Not many pitfalls to selling your home to your son, daughter-in-law

By | October 21, 2023
Not many pitfalls to selling your home to your son, daughter-in-law

Q: My wife and I are moving to a retirement community here in Fairfield. We plan to sell our home to our son and daughter-in-law. Our home is currently unencumbered and our plan is to accept a mortgage note from our son and daughter-in-law. The home is currently part of our trust and we plan to include the note there as well. What are the possible pitfalls in this transaction?

A: Honestly, not many since the risk of being sued by your son and daughter-in-law is, I presume, low.

However, the law doesn’t really differentiate between parents selling their property to their children, as opposed to the typical arm’s-length sale between two strangers. So the legal requirements still need to be followed.

That means all of the standard, compulsory disclosures need to be given.

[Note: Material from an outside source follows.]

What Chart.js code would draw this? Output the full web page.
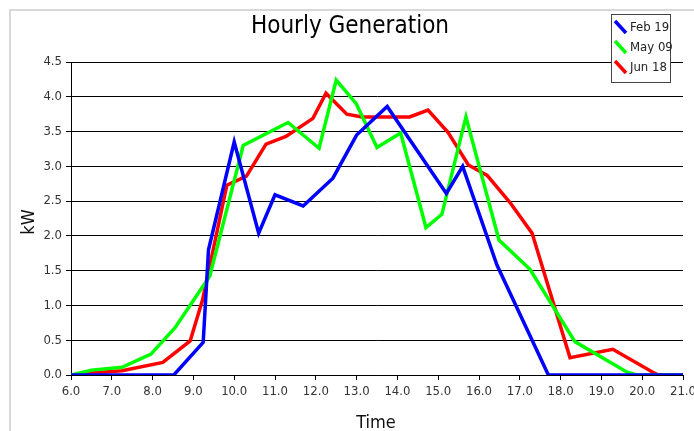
<!DOCTYPE html>
<html>
<head>
<meta charset="utf-8">
<script src="https://cdn.jsdelivr.net/npm/chart.js@4"></script>
<style>
html,body{margin:0;padding:0;background:#fff;}
#wrap{position:relative;width:694px;height:431px;}
canvas{display:block;}
</style>
</head>
<body>
<div id="wrap"><canvas id="c" width="694" height="431"></canvas></div>
<script>
const seriesNames = ["Feb 19", "May 09", "Jun 18"];
const seriesColors = ["#0000ff", "#00ff00", "#ff0000"];

const feb19Hours = [6.0, 8.52, 9.24, 9.37, 10.0, 10.6, 11.0, 11.69, 12.42, 13.0, 13.75, 15.2, 15.6, 16.44, 17.7, 21.0];
const feb19kW    = [0, 0, 0.47, 1.8, 3.35, 2.04, 2.59, 2.43, 2.83, 3.45, 3.86, 2.61, 3.0, 1.58, 0, 0];

const may09Hours = [6.0, 6.5, 7.25, 7.96, 8.55, 9.4, 10.22, 11.32, 12.08, 12.5, 12.99, 13.5, 14.08, 14.7, 15.09, 15.68, 16.49, 17.25, 18.35, 19.63, 19.87, 21.0];
const may09kW    = [0, 0.07, 0.11, 0.3, 0.68, 1.42, 3.3, 3.63, 3.26, 4.24, 3.9, 3.27, 3.48, 2.12, 2.31, 3.71, 1.94, 1.52, 0.48, 0.04, 0, 0];

const jun18Hours = [6.0, 6.5, 7.25, 8.25, 8.92, 9.22, 9.82, 10.3, 10.78, 11.27, 11.93, 12.25, 12.76, 13.13, 14.3, 14.75, 15.24, 15.74, 16.2, 16.76, 17.3, 18.23, 19.28, 20.26, 20.4, 21.0];
const jun18kW    = [0, 0.03, 0.06, 0.18, 0.49, 1.07, 2.73, 2.86, 3.32, 3.43, 3.69, 4.05, 3.75, 3.71, 3.71, 3.81, 3.49, 3.02, 2.87, 2.48, 2.04, 0.25, 0.37, 0.04, 0, 0];

const xTicks = [6,7,8,9,10,11,12,13,14,15,16,17,18,19,20,21];
const yTicks = [0,0.5,1,1.5,2,2.5,3,3.5,4,4.5];

const titleText = "Hourly Generation";
const xTitle = "Time";
const yTitle = "kW";

function pts(h, v){ return h.map((x,i)=>({x:x, y:v[i]})); }
const allSeries = [pts(feb19Hours, feb19kW), pts(may09Hours, may09kW), pts(jun18Hours, jun18kW)];

const FONT = "'DejaVu Sans Condensed', 'DejaVu Sans', sans-serif";

const decor = {
  id: 'decor',
  beforeDraw(chart){
    const ctx = chart.ctx;
    ctx.save();
    ctx.fillStyle = '#fff';
    ctx.fillRect(0,0,chart.width,chart.height);
    ctx.strokeStyle = '#d8d8d8';
    ctx.lineWidth = 2;
    ctx.beginPath();
    ctx.moveTo(10, 431); ctx.lineTo(10, 10); ctx.lineTo(694, 10);
    ctx.stroke();
    ctx.restore();
  },
  afterDraw(chart){
    const ctx = chart.ctx;
    const a = chart.chartArea;
    ctx.save();
    // title
    ctx.fillStyle = '#000';
    ctx.font = "24px " + FONT;
    ctx.textAlign = 'center';
    ctx.textBaseline = 'middle';
    ctx.fillText(titleText, 350, 27);
    // axis titles
    ctx.font = "18px " + FONT;
    ctx.fillStyle = '#111';
    ctx.fillText(xTitle, 376, 423);
    ctx.save();
    ctx.translate(29, 222);
    ctx.rotate(-Math.PI/2);
    ctx.fillText(yTitle, 0, 0);
    ctx.restore();
    // legend box
    const bx = 611.5, by = 14.5, bw = 59, bh = 68;
    ctx.fillStyle = '#fff';
    ctx.fillRect(bx, by, bw, bh);
    ctx.strokeStyle = '#444';
    ctx.lineWidth = 1;
    ctx.strokeRect(bx, by, bw, bh);
    ctx.font = "13px " + FONT;
    ctx.textAlign = 'left';
    ctx.fillStyle = '#222';
    for (let i = 0; i < seriesNames.length; i++){
      const cy = 28 + i*20;
      ctx.strokeStyle = seriesColors[i];
      ctx.lineWidth = 3.5;
      ctx.beginPath();
      ctx.moveTo(615, cy - 7);
      ctx.lineTo(626, cy + 5);
      ctx.stroke();
      ctx.fillText(seriesNames[i], 630, cy);
    }
    ctx.restore();
  }
};

new Chart(document.getElementById('c'), {
  type: 'line',
  data: {
    datasets: allSeries.map((d,i)=>({
      label: seriesNames[i],
      data: d,
      borderColor: seriesColors[i],
      backgroundColor: seriesColors[i],
      borderWidth: 3.5,
      pointRadius: 0,
      tension: 0,
      fill: false
    }))
  },
  options: {
    responsive: false,
    animation: false,
    devicePixelRatio: 1,
    layout: { padding: { left: 0, right: 11, top: 62, bottom: 0 } },
    plugins: { legend: { display: false }, title: { display: false }, tooltip: { enabled: false } },
    scales: {
      x: {
        type: 'linear',
        min: 6, max: 21,
        afterBuildTicks(s){ s.ticks = xTicks.map(v=>({value:v})); },
        afterFit(s){ s.height = 56; s.paddingLeft = 0; s.paddingRight = 0; },
        grid: { display: true, drawOnChartArea: false, drawTicks: true, tickLength: 5, color: '#000' },
        border: { display: true, color: '#000', width: 1 },
        ticks: { color: '#333', font: { family: FONT, size: 13 }, padding: 4, maxRotation: 0, autoSkip: false,
                 callback: v => Number(v).toFixed(1) }
      },
      y: {
        type: 'linear',
        min: 0, max: 4.5,
        afterBuildTicks(s){ s.ticks = yTicks.map(v=>({value:v})); },
        afterFit(s){ s.width = 71; s.paddingTop = 0; s.paddingBottom = 0; },
        grid: { display: true, drawOnChartArea: true, drawTicks: true, tickLength: 5, color: '#000' },
        border: { display: true, color: '#000', width: 1 },
        ticks: { color: '#333', font: { family: FONT, size: 13 }, padding: 4, autoSkip: false,
                 callback: v => Number(v).toFixed(1) }
      }
    }
  },
  plugins: [decor]
});
</script>
</body>
</html>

Additionally, you will want to open an escrow with a local title company. With a little studying, you could do all the paperwork an escrow officer normally does, especially since there are no mortgage lenders to deal with.

However, there are two reasons for going to the escrow and title company.

First, you, or rather your son, wants to make sure all of the recorded documents are properly executed and unambiguous. One of these days your son and daughter-in-law are going to want to either sell the property or at least refinance it.

If there is a problem with any of the recorded documents because you did them yourself, and thus the chain of title is said to be “clouded,” your son could have a big, big problem on his hands.

Second, and maybe even more important, your son and daughter-in-law want to have a title insurance policy.

I think your average homebuyer sees the title insurance paperwork in the mountain of documents they sign, typically a few days before the close of escrow, but really have little understanding of what a title insurance policy is and why it’s so necessary.

In your case, you’ve owned the home for many years. Over those years you’ve probably financed and refinanced, had work done on the property by contractors, and maybe even got sued years ago and thought that was long behind you. Or, somebody you’ve never heard of ran afoul with the IRS, which screwed up and put a lien on your property.

Any of those things could have resulted in a lien being recorded against the property and not properly removed when the time came.

Normally, you wouldn’t even know about it.

But your son wants to make sure when he takes title that he’s getting that title free and clear of those liens. That’s where the insurance policy comes in.

And just so you know, they do pay off. In my career, I’ve seen dozens of examples of title insurance companies having to pay claims, often on cases in which I’ve been involved.

The other consideration that comes to mind is more of an estate planning issue related to this sale.

You didn’t say if you have other children, or whether you or your spouse have children from a previous marriage, but it’s possible for such a sale to be second-guessed by your heirs after you’re gone. Many lawsuits start that way.

Also, the note your son will execute making your trust the mortgage lender, means your other heirs will, collectively, wind up being the bank. If you have five other heirs, your son’s monthly payment could belong to five different people unless your trust provides otherwise. Any one of those heirs-turned-lenders could become quite a hassle for your son.

And all of that’s fine if that’s your intent, but you should be aware of it.

I wouldn’t hesitate to do the transaction, albeit while considering the advice above.

But I do think it would be worth a visit to your estate planning attorney to see if the note should be addressed specifically in the language of the trust.

And finally, the part nobody wants to talk about is that people sometimes get divorced. You have to ask yourself if you want your potential ex-daughter-in-law to own half of the house. If the house is not something so sentimental that you want to make sure your son keeps it, then don’t worry about it. They should own it as if it were any other house.

But if your parental Spidey-senses are going off, there are ways to be sure your daughter-in-law’s financial investment is protected while being sure that if things go south, your son will physically keep the property.